[WHAT THE TASK ASKS]
Transcribe the material verbatim in full; the pictures do not belong in the copy.

[SUPPLIED MATERIAL]
++++++

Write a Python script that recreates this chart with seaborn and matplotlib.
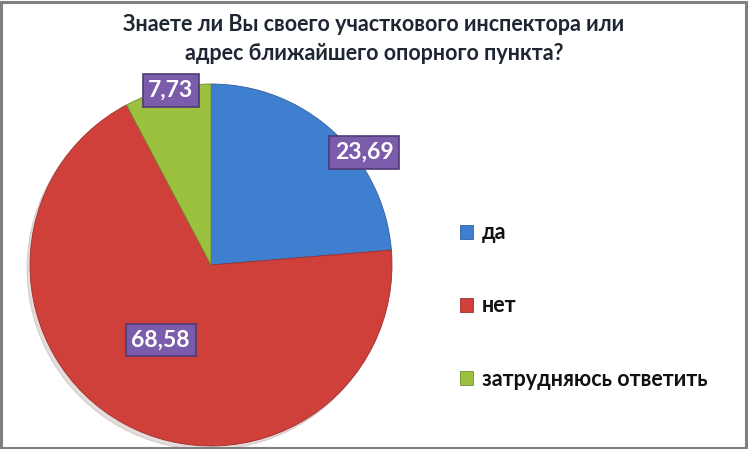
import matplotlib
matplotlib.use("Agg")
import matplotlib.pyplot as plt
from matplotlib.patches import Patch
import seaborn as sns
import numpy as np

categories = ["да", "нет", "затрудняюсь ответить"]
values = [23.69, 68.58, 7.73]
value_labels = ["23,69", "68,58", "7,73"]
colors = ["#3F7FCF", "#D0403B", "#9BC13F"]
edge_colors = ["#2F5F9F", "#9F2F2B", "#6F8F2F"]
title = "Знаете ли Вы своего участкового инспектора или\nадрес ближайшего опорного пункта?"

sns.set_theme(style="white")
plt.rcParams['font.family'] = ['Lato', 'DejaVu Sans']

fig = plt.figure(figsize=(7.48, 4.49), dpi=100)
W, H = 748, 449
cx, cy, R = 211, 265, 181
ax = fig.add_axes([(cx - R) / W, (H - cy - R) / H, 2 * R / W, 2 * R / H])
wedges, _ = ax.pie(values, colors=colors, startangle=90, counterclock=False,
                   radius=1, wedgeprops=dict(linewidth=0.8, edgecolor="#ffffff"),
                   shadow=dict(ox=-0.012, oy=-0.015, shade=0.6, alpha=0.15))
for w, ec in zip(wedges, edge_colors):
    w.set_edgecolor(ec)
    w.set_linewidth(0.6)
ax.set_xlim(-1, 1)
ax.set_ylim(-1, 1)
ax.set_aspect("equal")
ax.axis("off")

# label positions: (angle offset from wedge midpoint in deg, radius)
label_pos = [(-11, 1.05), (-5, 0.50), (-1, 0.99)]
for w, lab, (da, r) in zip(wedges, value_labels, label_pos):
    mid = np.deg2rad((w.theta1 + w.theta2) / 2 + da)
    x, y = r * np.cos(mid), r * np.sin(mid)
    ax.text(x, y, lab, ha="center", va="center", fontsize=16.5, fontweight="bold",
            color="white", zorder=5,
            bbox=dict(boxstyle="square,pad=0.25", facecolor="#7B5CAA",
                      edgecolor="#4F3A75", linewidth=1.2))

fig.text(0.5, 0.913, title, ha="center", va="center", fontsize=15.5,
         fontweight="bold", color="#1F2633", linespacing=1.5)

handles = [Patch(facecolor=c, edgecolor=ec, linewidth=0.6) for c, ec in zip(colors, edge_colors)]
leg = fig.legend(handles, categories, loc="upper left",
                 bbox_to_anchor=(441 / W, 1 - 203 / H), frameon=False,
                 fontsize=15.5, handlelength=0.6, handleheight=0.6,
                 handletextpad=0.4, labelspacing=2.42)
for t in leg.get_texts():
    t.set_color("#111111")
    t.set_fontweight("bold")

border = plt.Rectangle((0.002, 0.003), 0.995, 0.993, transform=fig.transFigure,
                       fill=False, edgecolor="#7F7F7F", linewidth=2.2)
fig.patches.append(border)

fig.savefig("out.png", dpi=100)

++++++

[EXERCISE RESULT]
Write a Python script that recreates this chart with seaborn and matplotlib.
import matplotlib
matplotlib.use("Agg")
import matplotlib.pyplot as plt
from matplotlib.patches import Patch
import seaborn as sns
import numpy as np

categories = ["да", "нет", "затрудняюсь ответить"]
values = [23.69, 68.58, 7.73]
value_labels = ["23,69", "68,58", "7,73"]
colors = ["#3F7FCF", "#D0403B", "#9BC13F"]
edge_colors = ["#2F5F9F", "#9F2F2B", "#6F8F2F"]
title = "Знаете ли Вы своего участкового инспектора или\nадрес ближайшего опорного пункта?"

sns.set_theme(style="white")
plt.rcParams['font.family'] = ['Lato', 'DejaVu Sans']

fig = plt.figure(figsize=(7.48, 4.49), dpi=100)
W, H = 748, 449
cx, cy, R = 211, 265, 181
ax = fig.add_axes([(cx - R) / W, (H - cy - R) / H, 2 * R / W, 2 * R / H])
wedges, _ = ax.pie(values, colors=colors, startangle=90, counterclock=False,
                   radius=1, wedgeprops=dict(linewidth=0.8, edgecolor="#ffffff"),
                   shadow=dict(ox=-0.012, oy=-0.015, shade=0.6, alpha=0.15))
for w, ec in zip(wedges, edge_colors):
    w.set_edgecolor(ec)
    w.set_linewidth(0.6)
ax.set_xlim(-1, 1)
ax.set_ylim(-1, 1)
ax.set_aspect("equal")
ax.axis("off")

# label positions: (angle offset from wedge midpoint in deg, radius)
label_pos = [(-11, 1.05), (-5, 0.50), (-1, 0.99)]
for w, lab, (da, r) in zip(wedges, value_labels, label_pos):
    mid = np.deg2rad((w.theta1 + w.theta2) / 2 + da)
    x, y = r * np.cos(mid), r * np.sin(mid)
    ax.text(x, y, lab, ha="center", va="center", fontsize=16.5, fontweight="bold",
            color="white", zorder=5,
            bbox=dict(boxstyle="square,pad=0.25", facecolor="#7B5CAA",
                      edgecolor="#4F3A75", linewidth=1.2))

fig.text(0.5, 0.913, title, ha="center", va="center", fontsize=15.5,
         fontweight="bold", color="#1F2633", linespacing=1.5)

handles = [Patch(facecolor=c, edgecolor=ec, linewidth=0.6) for c, ec in zip(colors, edge_colors)]
leg = fig.legend(handles, categories, loc="upper left",
                 bbox_to_anchor=(441 / W, 1 - 203 / H), frameon=False,
                 fontsize=15.5, handlelength=0.6, handleheight=0.6,
                 handletextpad=0.4, labelspacing=2.42)
for t in leg.get_texts():
    t.set_color("#111111")
    t.set_fontweight("bold")

border = plt.Rectangle((0.002, 0.003), 0.995, 0.993, transform=fig.transFigure,
                       fill=False, edgecolor="#7F7F7F", linewidth=2.2)
fig.patches.append(border)

fig.savefig("out.png", dpi=100)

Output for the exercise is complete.